Web Design / TTEC Digital
Designing and Building ttecdigital.com
I've been part of that work since the beginning; first as a supporting designer, then as the only designer, then as the lead designer shaping the visual direction. Today I design, build, and maintain the site directly.
Role.
Tools.
Timeline.
ThE Begining
Three brands to one site —
TTEC acquired Avtex and VoiceFoundry in 2021, with plans to gradually sunset both brands and merge them into a new subbrand: TTEC Digital. I worked under the creative director and web lead on imagery and card templates for the family-brand site that launched in 2022.
At the end of 2022 into early 2023, the creative director and web lead both moved on from the company. I became the only designer on the team which gave me room to shape both the site and the visual brand from the ground up.


2026
The site today —
The site today is the result of a few years of layered work — a brand built from scratch, navigation mapped from the site structure up, redesigned core pages, and a move to Webflow that put the build directly in my hands. Below are a few of the pages I design and maintain across the site.

The history & the process
A look into the web design process —
By early 2023 the three brands had merged into one. But TTEC Digital existed as a name without a brand — colors borrowed from the parent and the two sunset brands, a site that read more like a blog than a B2B business. Navigation was flat: click a link, land on a page, dig from there.
I worked alongside someone from digital and demand gen to start fixing it. She moved on from TTEC Digital in April 2023, and the visual overhaul came down to me.
Early – Mid 2023
Mapping the navigation —
The old navigation was a flat list of links — no dropdowns, no way to scan what the company offered easily. The team and I mapped the full site structure first, decided what belonged in the nav and what didn't, and I designed a mega menu that surfaced solutions, industries, resources, and company info at the top level.


Early – Mid 2023
Resource hub redesign —
The resource hub, originally called "Thoughts," was a long list that mixed blog posts, case studies, events, and gated content all competing for attention on the same page. I restructured it around filterable content types so users could find what they needed without scrolling through everything else. The new Resource Center surfaces the latest blogs, client stories, resources, news, and events on the landing page, with sub-navigation and section CTAs that route users into each content type's dedicated page. Cleaner on the front end, cleaner on the back end.
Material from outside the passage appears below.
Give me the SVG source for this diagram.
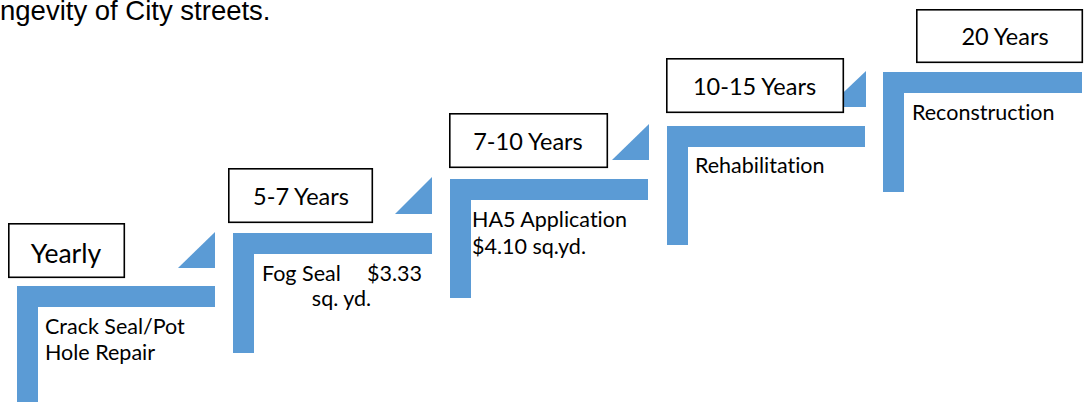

Above is the current Resource Center, surfacing the latest blogs, client stories, tools and guides, and events and webinars on the landing page, with dedicated secondary pages for each content type.
Early – Mid 2023
Interior pages —
Solution pages, blog templates, resource templates — every interior page got redesigned with the new brand in mind. The constraint was keeping the system simple enough not to overload the block library on the back end. The developers translated my Figma prototypes into our Craft instance, working within what Craft could do. The same structure later moved into Webflow, where the blocks became components fairly seamlessly.



Interior pages redesigned around a 2/3 + 1/3 structure. The wider column held the main content. The narrower column held an optional form — visible at the top of the page when needed, removable when it wasn't. Consistency across pages mattered: users moving from one interior page to the next shouldn't have to relearn the layout each time.
Mid summer 2023
Refining the homepage —
The homepage is one of the main entry points into the site, so user experience had to come first. I redesigned it (after) with a few clear goals: a brand-forward look that finally felt like TTEC Digital, a hierarchy that made the value proposition land in seconds, and a layout that gave the user a path forward — whether that was booking a consultation, exploring the work, or seeing who else trusted the company. Even the white curve at the bottom of the hero was deliberate. A flat line cut the page off too quickly. The curve pulled the user's eye down and subtly encouraged them to keep scrolling.



Late 2024 – Early 2025
Moving to webflow —
By the end of 2024, the team wanted to keep pushing the site without waiting on a developer queue for every change. We reviewed platforms, sat through demos, and landed on Webflow.
An agency handled the migration from Craft. They did a 1:1 move but missed much of what the team needed to operate the site day-to-day. Our content strategist and I sat in hours of meetings, gathering assets and flagging gaps. When the migration handed off, the site was technically live but not ready. Content was thin, components weren't defined, collection lists were broken, static pages were unbuilt.
The cleanup landed on me and the content strategist. I built a defined component library, fixed the collection lists, finished the static pages, and set up class structures using Client-First conventions so the site could be maintained without spiraling.

40+ components, cleaned up, and built to keep the site visually consistent and reusable for the whole team.
Ongoing
Where the site is now —
I'm still actively designing and building. New pages, new components, custom code, interactions — the site isn't a project with an end date.
Now that pages ship quickly, I've designed and built a handful of new ones in 2026: an email signature generator using custom code, a redesigned partner page, and an updated solutions hub.